START Supplied data

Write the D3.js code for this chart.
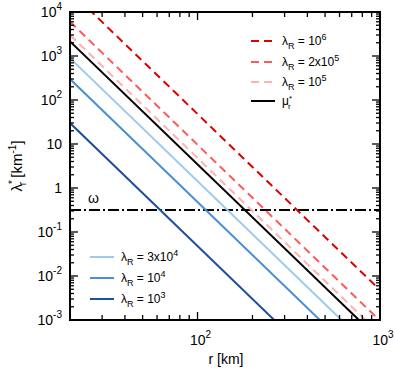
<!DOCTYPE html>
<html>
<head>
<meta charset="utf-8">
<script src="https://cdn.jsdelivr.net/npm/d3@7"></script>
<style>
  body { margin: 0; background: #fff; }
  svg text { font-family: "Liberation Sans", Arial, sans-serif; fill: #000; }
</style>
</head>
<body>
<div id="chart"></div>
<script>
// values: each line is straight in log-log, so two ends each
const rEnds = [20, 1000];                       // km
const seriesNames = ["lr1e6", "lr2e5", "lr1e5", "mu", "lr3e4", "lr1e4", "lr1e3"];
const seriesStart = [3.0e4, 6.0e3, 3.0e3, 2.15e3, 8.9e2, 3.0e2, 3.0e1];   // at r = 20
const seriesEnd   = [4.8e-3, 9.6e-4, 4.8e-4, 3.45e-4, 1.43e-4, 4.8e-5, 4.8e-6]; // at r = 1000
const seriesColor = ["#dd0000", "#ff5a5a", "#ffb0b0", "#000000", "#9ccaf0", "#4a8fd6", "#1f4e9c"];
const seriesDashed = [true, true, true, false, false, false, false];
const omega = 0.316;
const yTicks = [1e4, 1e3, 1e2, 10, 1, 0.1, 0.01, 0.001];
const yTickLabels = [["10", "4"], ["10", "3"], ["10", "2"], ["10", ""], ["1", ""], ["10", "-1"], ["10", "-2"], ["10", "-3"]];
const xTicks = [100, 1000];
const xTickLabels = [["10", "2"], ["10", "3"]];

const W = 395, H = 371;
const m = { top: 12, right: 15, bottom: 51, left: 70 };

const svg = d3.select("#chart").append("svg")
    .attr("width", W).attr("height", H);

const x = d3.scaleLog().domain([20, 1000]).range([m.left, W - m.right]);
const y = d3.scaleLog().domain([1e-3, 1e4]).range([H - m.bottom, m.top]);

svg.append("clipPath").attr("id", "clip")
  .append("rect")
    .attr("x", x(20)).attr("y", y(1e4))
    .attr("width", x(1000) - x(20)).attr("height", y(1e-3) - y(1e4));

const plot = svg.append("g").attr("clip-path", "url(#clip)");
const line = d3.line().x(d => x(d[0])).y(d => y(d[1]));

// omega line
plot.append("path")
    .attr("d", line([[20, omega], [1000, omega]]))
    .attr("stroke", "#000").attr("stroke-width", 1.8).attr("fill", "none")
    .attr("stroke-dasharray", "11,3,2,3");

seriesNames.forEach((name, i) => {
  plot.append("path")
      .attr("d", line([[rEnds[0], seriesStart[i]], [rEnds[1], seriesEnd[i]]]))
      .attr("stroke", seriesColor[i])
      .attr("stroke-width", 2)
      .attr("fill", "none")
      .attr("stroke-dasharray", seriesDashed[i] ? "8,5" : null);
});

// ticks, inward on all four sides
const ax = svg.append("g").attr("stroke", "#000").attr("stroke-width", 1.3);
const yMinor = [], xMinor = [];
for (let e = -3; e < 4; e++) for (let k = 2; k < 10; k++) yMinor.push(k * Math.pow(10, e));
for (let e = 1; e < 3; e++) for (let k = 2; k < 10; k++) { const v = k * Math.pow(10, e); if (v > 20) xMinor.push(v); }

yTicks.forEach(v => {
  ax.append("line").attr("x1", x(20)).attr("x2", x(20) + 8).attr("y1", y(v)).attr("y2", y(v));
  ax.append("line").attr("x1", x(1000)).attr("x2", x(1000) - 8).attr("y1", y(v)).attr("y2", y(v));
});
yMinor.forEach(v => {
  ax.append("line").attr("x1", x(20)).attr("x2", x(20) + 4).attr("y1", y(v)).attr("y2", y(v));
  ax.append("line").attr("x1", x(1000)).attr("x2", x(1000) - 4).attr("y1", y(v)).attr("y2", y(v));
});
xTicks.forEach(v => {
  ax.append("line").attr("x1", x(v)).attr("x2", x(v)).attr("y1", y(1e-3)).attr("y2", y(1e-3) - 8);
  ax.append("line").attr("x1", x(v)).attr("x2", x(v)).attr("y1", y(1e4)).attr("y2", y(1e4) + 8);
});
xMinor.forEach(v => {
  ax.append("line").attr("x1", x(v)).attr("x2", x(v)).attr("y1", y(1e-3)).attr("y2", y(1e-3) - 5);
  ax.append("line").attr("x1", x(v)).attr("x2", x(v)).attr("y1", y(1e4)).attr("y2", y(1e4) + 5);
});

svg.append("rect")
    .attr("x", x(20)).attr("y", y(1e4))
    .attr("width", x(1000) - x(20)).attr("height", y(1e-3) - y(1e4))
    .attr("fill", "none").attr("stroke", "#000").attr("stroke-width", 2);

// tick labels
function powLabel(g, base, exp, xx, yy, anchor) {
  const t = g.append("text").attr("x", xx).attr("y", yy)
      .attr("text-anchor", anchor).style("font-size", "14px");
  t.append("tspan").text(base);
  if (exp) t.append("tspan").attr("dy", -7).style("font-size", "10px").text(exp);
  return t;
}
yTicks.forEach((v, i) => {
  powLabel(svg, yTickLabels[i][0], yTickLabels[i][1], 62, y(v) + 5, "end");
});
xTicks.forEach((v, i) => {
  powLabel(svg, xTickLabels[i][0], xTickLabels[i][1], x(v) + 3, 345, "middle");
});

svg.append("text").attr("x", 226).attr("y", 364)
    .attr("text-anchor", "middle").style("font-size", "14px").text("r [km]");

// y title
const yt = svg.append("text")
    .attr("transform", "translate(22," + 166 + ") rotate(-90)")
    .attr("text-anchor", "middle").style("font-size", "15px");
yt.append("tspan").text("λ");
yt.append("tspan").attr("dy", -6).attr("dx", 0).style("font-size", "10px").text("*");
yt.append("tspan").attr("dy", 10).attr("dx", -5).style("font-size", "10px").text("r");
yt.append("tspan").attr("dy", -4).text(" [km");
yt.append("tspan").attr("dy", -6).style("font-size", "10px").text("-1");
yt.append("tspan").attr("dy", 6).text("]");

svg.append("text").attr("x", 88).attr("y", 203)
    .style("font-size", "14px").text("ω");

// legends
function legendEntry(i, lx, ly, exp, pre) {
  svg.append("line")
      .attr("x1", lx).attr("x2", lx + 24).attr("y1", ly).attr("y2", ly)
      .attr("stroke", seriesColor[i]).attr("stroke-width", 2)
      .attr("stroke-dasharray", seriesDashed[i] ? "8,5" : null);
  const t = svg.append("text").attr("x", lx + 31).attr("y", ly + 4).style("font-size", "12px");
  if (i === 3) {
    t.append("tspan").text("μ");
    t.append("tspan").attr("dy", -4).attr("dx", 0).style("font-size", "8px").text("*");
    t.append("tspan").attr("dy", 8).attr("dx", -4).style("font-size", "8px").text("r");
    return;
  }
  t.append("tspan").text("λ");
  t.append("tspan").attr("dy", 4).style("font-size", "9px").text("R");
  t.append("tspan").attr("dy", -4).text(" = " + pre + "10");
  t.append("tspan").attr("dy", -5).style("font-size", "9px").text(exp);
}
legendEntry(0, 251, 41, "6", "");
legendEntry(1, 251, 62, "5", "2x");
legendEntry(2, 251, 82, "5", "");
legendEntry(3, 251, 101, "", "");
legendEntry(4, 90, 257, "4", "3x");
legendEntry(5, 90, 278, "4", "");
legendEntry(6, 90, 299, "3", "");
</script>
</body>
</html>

END Supplied data

Copy all lines above containing the string "chart".

Write the D3.js code for this chart.
<div id="chart"></div>
const svg = d3.select("#chart").append("svg")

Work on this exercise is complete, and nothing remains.